> DIRECTIONS FOR THIS TASK: Can you write out all the lines word for word, with no pictures?

> SUPPLIED DATA:
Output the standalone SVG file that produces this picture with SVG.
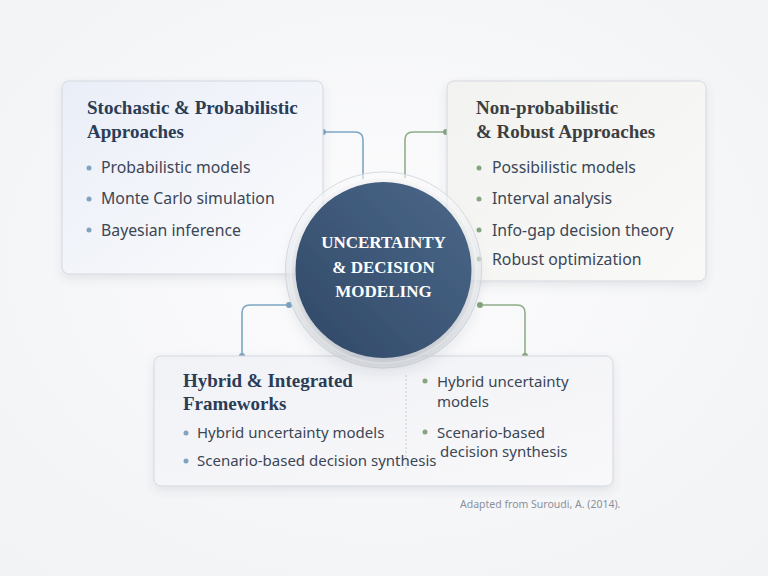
<svg xmlns="http://www.w3.org/2000/svg" width="768" height="576" viewBox="0 0 768 576">
<defs>
<radialGradient id="bg" cx="50%" cy="45%" r="70%">
<stop offset="0" stop-color="#fcfcfd"/>
<stop offset="1" stop-color="#f2f3f5"/>
</radialGradient>
<linearGradient id="gL" x1="0" y1="0" x2="1" y2="1">
<stop offset="0" stop-color="#eaeef7"/>
<stop offset="1" stop-color="#fafbfd"/>
</linearGradient>
<linearGradient id="gR" x1="0" y1="0" x2="1" y2="1">
<stop offset="0" stop-color="#f2f3f0"/>
<stop offset="1" stop-color="#f9f9f8"/>
</linearGradient>
<linearGradient id="gB" x1="0" y1="0" x2="1" y2="1">
<stop offset="0" stop-color="#f1f2f6"/>
<stop offset="1" stop-color="#f8f8fa"/>
</linearGradient>
<linearGradient id="gC" x1="1" y1="0" x2="0" y2="1">
<stop offset="0" stop-color="#4a6788"/>
<stop offset="0.5" stop-color="#3e5878"/>
<stop offset="1" stop-color="#304866"/>
</linearGradient>
<linearGradient id="gRing" x1="0" y1="0" x2="0" y2="1">
<stop offset="0" stop-color="#ffffff" stop-opacity="0.55"/>
<stop offset="1" stop-color="#e3e6ea" stop-opacity="0.6"/>
</linearGradient>
<filter id="sh" x="-20%" y="-20%" width="140%" height="150%">
<feDropShadow dx="0" dy="4" stdDeviation="5" flood-color="#4a5568" flood-opacity="0.12"/>
</filter>
<filter id="shc" x="-30%" y="-30%" width="160%" height="160%">
<feDropShadow dx="0" dy="8" stdDeviation="9" flood-color="#2a3a50" flood-opacity="0.25"/>
</filter>
</defs>
<style>
.box{stroke:#d3d7de;stroke-width:1}
.ttl{font-family:"Liberation Serif","DejaVu Serif",serif;font-weight:bold;font-size:19px}
.item{font-family:"Noto Sans","Open Sans",sans-serif;font-size:15.8px;fill:#3b4656}
.item2{font-family:"Noto Sans","Open Sans",sans-serif;font-size:15px;fill:#3b4656}
.ctr{font-family:"Liberation Serif","DejaVu Serif",serif;font-weight:bold;font-size:17px;fill:#ffffff;text-anchor:middle}
.blue{fill:none;stroke:#7ea6c4;stroke-width:1.6}
.green{fill:none;stroke:#90ad8a;stroke-width:1.6}
.bd{fill:#7fa3c0}
.gd{fill:#86a47f}
.cap{font-family:"Noto Sans","Open Sans",sans-serif;font-size:10.5px;fill:#8a909b}
</style>
<rect width="768" height="576" fill="url(#bg)"/>

<g id="connectors">
<path class="blue" d="M323,132 H355 Q363,132 363,140 V180"/>
<circle class="bd" cx="323" cy="132" r="3"/>
<path class="green" d="M446,132 H413 Q405,132 405,140 V178"/>
<circle class="gd" cx="446" cy="132" r="3"/>
<path class="blue" d="M289,305 H250 Q242,305 242,313 V356"/>
<circle class="bd" cx="289" cy="305" r="3"/>
<circle class="bd" cx="242" cy="356" r="3"/>
<path class="green" d="M480,305 H517 Q525,305 525,313 V356"/>
<circle class="gd" cx="480" cy="305" r="3"/>
<circle class="gd" cx="525" cy="356" r="3"/>
</g>

<g id="stochastic">
<rect class="box" x="62" y="81" width="261" height="193" rx="7" fill="url(#gL)" filter="url(#sh)"/>
<text class="ttl" fill="#2a3c56" x="87" y="114">Stochastic &amp; Probabilistic</text>
<text class="ttl" fill="#2a3c56" x="87" y="138">Approaches</text>
<circle class="bd" cx="89" cy="168" r="2.5"/>
<text class="item" x="101" y="173">Probabilistic models</text>
<circle class="bd" cx="89" cy="199" r="2.5"/>
<text class="item" x="101" y="204">Monte Carlo simulation</text>
<circle class="bd" cx="89" cy="230" r="2.5"/>
<text class="item" x="101" y="236">Bayesian inference</text>
</g>

<g id="nonprob">
<rect class="box" x="447" y="81" width="259" height="200" rx="7" fill="url(#gR)" filter="url(#sh)"/>
<text class="ttl" fill="#3c3f42" x="476" y="114">Non-probabilistic</text>
<text class="ttl" fill="#3c3f42" x="476" y="138">&amp; Robust Approaches</text>
<circle class="gd" cx="479" cy="168" r="2.5"/>
<text class="item" x="492" y="173">Possibilistic models</text>
<circle class="gd" cx="479" cy="199" r="2.5"/>
<text class="item" x="492" y="204">Interval analysis</text>
<circle class="gd" cx="479" cy="230" r="2.5"/>
<text class="item" x="492" y="236">Info-gap decision theory</text>
<circle class="gd" cx="479" cy="259" r="2.5"/>
<text class="item" x="492" y="265">Robust optimization</text>
</g>

<g id="hybrid">
<rect class="box" x="154" y="356" width="459" height="130" rx="7" fill="url(#gB)" filter="url(#sh)"/>
<line x1="406" y1="375" x2="406" y2="470" stroke="#c9ccd2" stroke-width="1" stroke-dasharray="2,2"/>
<text class="ttl" fill="#2a3c56" x="183" y="387">Hybrid &amp; Integrated</text>
<text class="ttl" fill="#2a3c56" x="183" y="410">Frameworks</text>
<circle class="bd" cx="186" cy="433" r="2.5"/>
<text class="item2" x="197" y="438">Hybrid uncertainty models</text>
<circle class="bd" cx="186" cy="461" r="2.5"/>
<text class="item2" x="197" y="466">Scenario-based decision synthesis</text>
<circle class="gd" cx="425" cy="381" r="2.5"/>
<text class="item2" x="437" y="387">Hybrid uncertainty</text>
<text class="item2" x="437" y="407">models</text>
<circle class="gd" cx="425" cy="432" r="2.5"/>
<text class="item2" x="437" y="438">Scenario-based</text>
<text class="item2" x="440" y="457">decision synthesis</text>
</g>

<g id="center">
<circle cx="383.5" cy="270" r="98" fill="url(#gRing)" stroke="#d8dce2" stroke-width="1"/>
<circle cx="383.5" cy="270" r="93" fill="none" stroke="#ffffff" stroke-width="1.5" opacity="0.7"/>
<circle cx="383.5" cy="270" r="88" fill="url(#gC)" filter="url(#shc)"/>
<text class="ctr" x="383.5" y="248">UNCERTAINTY</text>
<text class="ctr" x="383.5" y="273">&amp; DECISION</text>
<text class="ctr" x="383.5" y="297">MODELING</text>
</g>

<text class="cap" x="460" y="508">Adapted from Suroudi, A. (2014).</text>
</svg>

> EXERCISE SOLUTION:
Output the standalone SVG file that produces this picture with SVG.
<svg xmlns="http://www.w3.org/2000/svg" width="768" height="576" viewBox="0 0 768 576">
<defs>
<radialGradient id="bg" cx="50%" cy="45%" r="70%">
<stop offset="0" stop-color="#fcfcfd"/>
<stop offset="1" stop-color="#f2f3f5"/>
</radialGradient>
<linearGradient id="gL" x1="0" y1="0" x2="1" y2="1">
<stop offset="0" stop-color="#eaeef7"/>
<stop offset="1" stop-color="#fafbfd"/>
</linearGradient>
<linearGradient id="gR" x1="0" y1="0" x2="1" y2="1">
<stop offset="0" stop-color="#f2f3f0"/>
<stop offset="1" stop-color="#f9f9f8"/>
</linearGradient>
<linearGradient id="gB" x1="0" y1="0" x2="1" y2="1">
<stop offset="0" stop-color="#f1f2f6"/>
<stop offset="1" stop-color="#f8f8fa"/>
</linearGradient>
<linearGradient id="gC" x1="1" y1="0" x2="0" y2="1">
<stop offset="0" stop-color="#4a6788"/>
<stop offset="0.5" stop-color="#3e5878"/>
<stop offset="1" stop-color="#304866"/>
</linearGradient>
<linearGradient id="gRing" x1="0" y1="0" x2="0" y2="1">
<stop offset="0" stop-color="#ffffff" stop-opacity="0.55"/>
<stop offset="1" stop-color="#e3e6ea" stop-opacity="0.6"/>
</linearGradient>
<filter id="sh" x="-20%" y="-20%" width="140%" height="150%">
<feDropShadow dx="0" dy="4" stdDeviation="5" flood-color="#4a5568" flood-opacity="0.12"/>
</filter>
<filter id="shc" x="-30%" y="-30%" width="160%" height="160%">
<feDropShadow dx="0" dy="8" stdDeviation="9" flood-color="#2a3a50" flood-opacity="0.25"/>
</filter>
</defs>
<style>
.box{stroke:#d3d7de;stroke-width:1}
.ttl{font-family:"Liberation Serif","DejaVu Serif",serif;font-weight:bold;font-size:19px}
.item{font-family:"Noto Sans","Open Sans",sans-serif;font-size:15.8px;fill:#3b4656}
.item2{font-family:"Noto Sans","Open Sans",sans-serif;font-size:15px;fill:#3b4656}
.ctr{font-family:"Liberation Serif","DejaVu Serif",serif;font-weight:bold;font-size:17px;fill:#ffffff;text-anchor:middle}
.blue{fill:none;stroke:#7ea6c4;stroke-width:1.6}
.green{fill:none;stroke:#90ad8a;stroke-width:1.6}
.bd{fill:#7fa3c0}
.gd{fill:#86a47f}
.cap{font-family:"Noto Sans","Open Sans",sans-serif;font-size:10.5px;fill:#8a909b}
</style>
<rect width="768" height="576" fill="url(#bg)"/>

<g id="connectors">
<path class="blue" d="M323,132 H355 Q363,132 363,140 V180"/>
<circle class="bd" cx="323" cy="132" r="3"/>
<path class="green" d="M446,132 H413 Q405,132 405,140 V178"/>
<circle class="gd" cx="446" cy="132" r="3"/>
<path class="blue" d="M289,305 H250 Q242,305 242,313 V356"/>
<circle class="bd" cx="289" cy="305" r="3"/>
<circle class="bd" cx="242" cy="356" r="3"/>
<path class="green" d="M480,305 H517 Q525,305 525,313 V356"/>
<circle class="gd" cx="480" cy="305" r="3"/>
<circle class="gd" cx="525" cy="356" r="3"/>
</g>

<g id="stochastic">
<rect class="box" x="62" y="81" width="261" height="193" rx="7" fill="url(#gL)" filter="url(#sh)"/>
<text class="ttl" fill="#2a3c56" x="87" y="114">Stochastic &amp; Probabilistic</text>
<text class="ttl" fill="#2a3c56" x="87" y="138">Approaches</text>
<circle class="bd" cx="89" cy="168" r="2.5"/>
<text class="item" x="101" y="173">Probabilistic models</text>
<circle class="bd" cx="89" cy="199" r="2.5"/>
<text class="item" x="101" y="204">Monte Carlo simulation</text>
<circle class="bd" cx="89" cy="230" r="2.5"/>
<text class="item" x="101" y="236">Bayesian inference</text>
</g>

<g id="nonprob">
<rect class="box" x="447" y="81" width="259" height="200" rx="7" fill="url(#gR)" filter="url(#sh)"/>
<text class="ttl" fill="#3c3f42" x="476" y="114">Non-probabilistic</text>
<text class="ttl" fill="#3c3f42" x="476" y="138">&amp; Robust Approaches</text>
<circle class="gd" cx="479" cy="168" r="2.5"/>
<text class="item" x="492" y="173">Possibilistic models</text>
<circle class="gd" cx="479" cy="199" r="2.5"/>
<text class="item" x="492" y="204">Interval analysis</text>
<circle class="gd" cx="479" cy="230" r="2.5"/>
<text class="item" x="492" y="236">Info-gap decision theory</text>
<circle class="gd" cx="479" cy="259" r="2.5"/>
<text class="item" x="492" y="265">Robust optimization</text>
</g>

<g id="hybrid">
<rect class="box" x="154" y="356" width="459" height="130" rx="7" fill="url(#gB)" filter="url(#sh)"/>
<line x1="406" y1="375" x2="406" y2="470" stroke="#c9ccd2" stroke-width="1" stroke-dasharray="2,2"/>
<text class="ttl" fill="#2a3c56" x="183" y="387">Hybrid &amp; Integrated</text>
<text class="ttl" fill="#2a3c56" x="183" y="410">Frameworks</text>
<circle class="bd" cx="186" cy="433" r="2.5"/>
<text class="item2" x="197" y="438">Hybrid uncertainty models</text>
<circle class="bd" cx="186" cy="461" r="2.5"/>
<text class="item2" x="197" y="466">Scenario-based decision synthesis</text>
<circle class="gd" cx="425" cy="381" r="2.5"/>
<text class="item2" x="437" y="387">Hybrid uncertainty</text>
<text class="item2" x="437" y="407">models</text>
<circle class="gd" cx="425" cy="432" r="2.5"/>
<text class="item2" x="437" y="438">Scenario-based</text>
<text class="item2" x="440" y="457">decision synthesis</text>
</g>

<g id="center">
<circle cx="383.5" cy="270" r="98" fill="url(#gRing)" stroke="#d8dce2" stroke-width="1"/>
<circle cx="383.5" cy="270" r="93" fill="none" stroke="#ffffff" stroke-width="1.5" opacity="0.7"/>
<circle cx="383.5" cy="270" r="88" fill="url(#gC)" filter="url(#shc)"/>
<text class="ctr" x="383.5" y="248">UNCERTAINTY</text>
<text class="ctr" x="383.5" y="273">&amp; DECISION</text>
<text class="ctr" x="383.5" y="297">MODELING</text>
</g>

<text class="cap" x="460" y="508">Adapted from Suroudi, A. (2014).</text>
</svg>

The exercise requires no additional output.